*DIRECTIVE:* Reading the listing below, count the lines that contain the word "Generate" and give that count alone.

*Plotting code records:*

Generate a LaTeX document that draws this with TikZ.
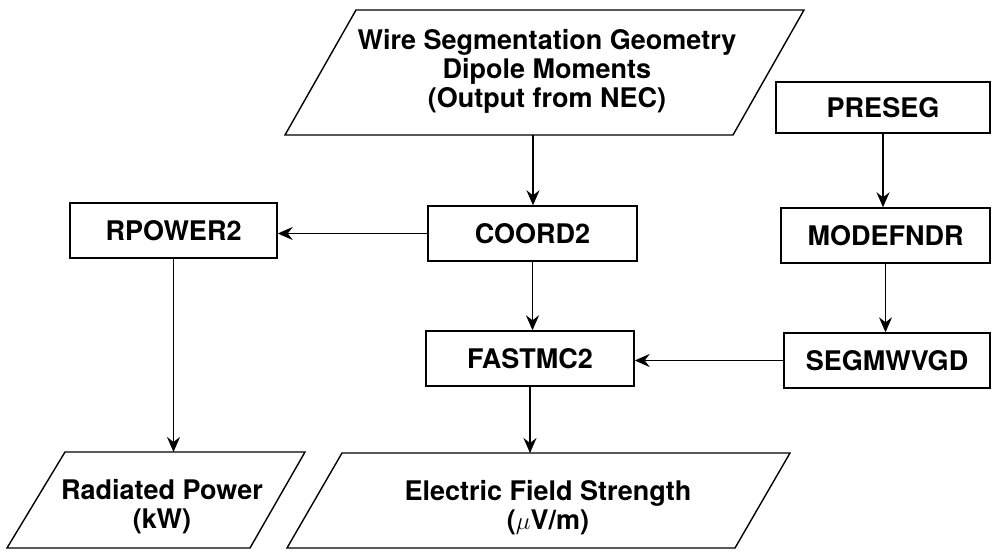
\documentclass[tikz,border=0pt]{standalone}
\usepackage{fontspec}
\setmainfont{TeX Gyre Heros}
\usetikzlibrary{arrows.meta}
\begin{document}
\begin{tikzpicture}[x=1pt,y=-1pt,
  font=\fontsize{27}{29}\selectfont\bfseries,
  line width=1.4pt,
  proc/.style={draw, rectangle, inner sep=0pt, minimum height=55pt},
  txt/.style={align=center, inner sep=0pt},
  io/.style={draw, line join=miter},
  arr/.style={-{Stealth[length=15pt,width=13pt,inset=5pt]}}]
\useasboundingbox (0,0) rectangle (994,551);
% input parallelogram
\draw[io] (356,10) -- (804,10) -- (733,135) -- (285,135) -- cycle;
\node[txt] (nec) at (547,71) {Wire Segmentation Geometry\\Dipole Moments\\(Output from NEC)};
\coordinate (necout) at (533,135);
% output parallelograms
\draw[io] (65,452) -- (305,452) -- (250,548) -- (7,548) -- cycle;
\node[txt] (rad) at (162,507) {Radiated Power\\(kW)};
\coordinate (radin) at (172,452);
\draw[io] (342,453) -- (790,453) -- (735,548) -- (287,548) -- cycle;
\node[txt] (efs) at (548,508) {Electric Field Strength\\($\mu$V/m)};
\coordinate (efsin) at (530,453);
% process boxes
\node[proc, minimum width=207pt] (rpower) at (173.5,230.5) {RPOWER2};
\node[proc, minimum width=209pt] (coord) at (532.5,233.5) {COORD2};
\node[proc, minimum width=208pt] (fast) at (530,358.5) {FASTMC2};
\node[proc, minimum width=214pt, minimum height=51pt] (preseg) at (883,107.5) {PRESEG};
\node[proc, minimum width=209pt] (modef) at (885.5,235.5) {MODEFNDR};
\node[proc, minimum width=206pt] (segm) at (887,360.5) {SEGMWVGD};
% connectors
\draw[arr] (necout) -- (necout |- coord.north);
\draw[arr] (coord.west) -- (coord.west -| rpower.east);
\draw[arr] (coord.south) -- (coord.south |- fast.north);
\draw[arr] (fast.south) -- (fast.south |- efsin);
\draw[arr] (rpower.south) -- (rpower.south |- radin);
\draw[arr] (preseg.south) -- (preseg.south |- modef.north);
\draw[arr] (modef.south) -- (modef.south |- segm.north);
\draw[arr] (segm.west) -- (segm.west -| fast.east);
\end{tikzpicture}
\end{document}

==

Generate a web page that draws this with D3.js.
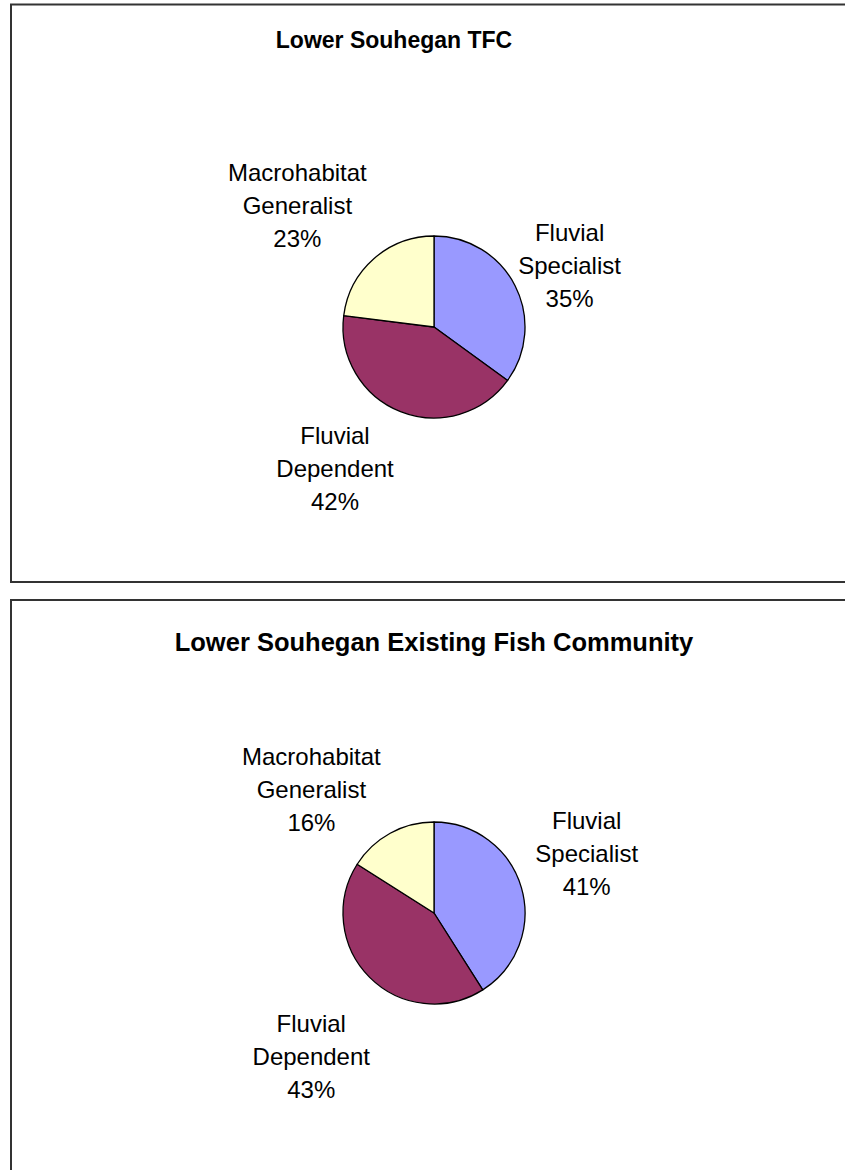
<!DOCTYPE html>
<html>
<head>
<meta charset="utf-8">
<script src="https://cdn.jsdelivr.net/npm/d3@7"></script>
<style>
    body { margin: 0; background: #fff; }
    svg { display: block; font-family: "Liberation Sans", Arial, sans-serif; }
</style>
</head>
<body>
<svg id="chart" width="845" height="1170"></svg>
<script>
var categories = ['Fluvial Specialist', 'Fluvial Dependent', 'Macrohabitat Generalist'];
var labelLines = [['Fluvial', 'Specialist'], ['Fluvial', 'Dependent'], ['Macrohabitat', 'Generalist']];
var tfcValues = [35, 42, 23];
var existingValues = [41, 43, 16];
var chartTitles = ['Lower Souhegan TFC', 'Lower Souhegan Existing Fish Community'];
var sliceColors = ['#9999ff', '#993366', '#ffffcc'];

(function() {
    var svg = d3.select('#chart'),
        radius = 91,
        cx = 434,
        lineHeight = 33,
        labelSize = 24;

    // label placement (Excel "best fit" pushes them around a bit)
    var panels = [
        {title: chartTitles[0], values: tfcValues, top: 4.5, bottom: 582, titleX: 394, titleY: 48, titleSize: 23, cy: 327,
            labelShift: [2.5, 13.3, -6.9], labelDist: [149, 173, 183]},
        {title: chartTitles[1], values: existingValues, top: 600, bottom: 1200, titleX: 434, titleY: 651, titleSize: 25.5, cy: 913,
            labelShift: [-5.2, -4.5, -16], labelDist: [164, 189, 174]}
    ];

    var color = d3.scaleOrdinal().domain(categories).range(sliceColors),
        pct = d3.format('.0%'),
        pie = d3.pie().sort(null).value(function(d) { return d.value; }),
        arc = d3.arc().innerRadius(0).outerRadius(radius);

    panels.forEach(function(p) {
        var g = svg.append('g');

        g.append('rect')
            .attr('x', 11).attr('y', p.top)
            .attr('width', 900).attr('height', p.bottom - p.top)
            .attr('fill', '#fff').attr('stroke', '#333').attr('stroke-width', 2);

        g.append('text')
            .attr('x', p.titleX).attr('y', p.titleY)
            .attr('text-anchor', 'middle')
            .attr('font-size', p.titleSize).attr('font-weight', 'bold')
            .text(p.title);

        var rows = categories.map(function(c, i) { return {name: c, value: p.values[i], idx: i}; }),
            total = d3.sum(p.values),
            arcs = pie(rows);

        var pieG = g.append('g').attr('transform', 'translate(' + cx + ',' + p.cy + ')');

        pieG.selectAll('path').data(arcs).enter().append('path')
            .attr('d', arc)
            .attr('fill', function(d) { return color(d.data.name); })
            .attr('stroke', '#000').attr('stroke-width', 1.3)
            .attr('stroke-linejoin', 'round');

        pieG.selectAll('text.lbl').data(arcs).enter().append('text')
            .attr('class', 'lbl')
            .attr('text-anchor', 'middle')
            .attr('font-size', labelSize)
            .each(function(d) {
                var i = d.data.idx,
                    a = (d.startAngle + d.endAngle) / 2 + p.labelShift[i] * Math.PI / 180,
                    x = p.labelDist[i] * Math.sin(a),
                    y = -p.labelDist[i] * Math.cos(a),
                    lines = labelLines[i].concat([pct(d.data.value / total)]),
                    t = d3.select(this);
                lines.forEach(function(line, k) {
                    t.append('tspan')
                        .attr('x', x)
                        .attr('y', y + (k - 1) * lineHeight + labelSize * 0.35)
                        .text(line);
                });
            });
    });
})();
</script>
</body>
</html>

*FINAL RESULT:* 2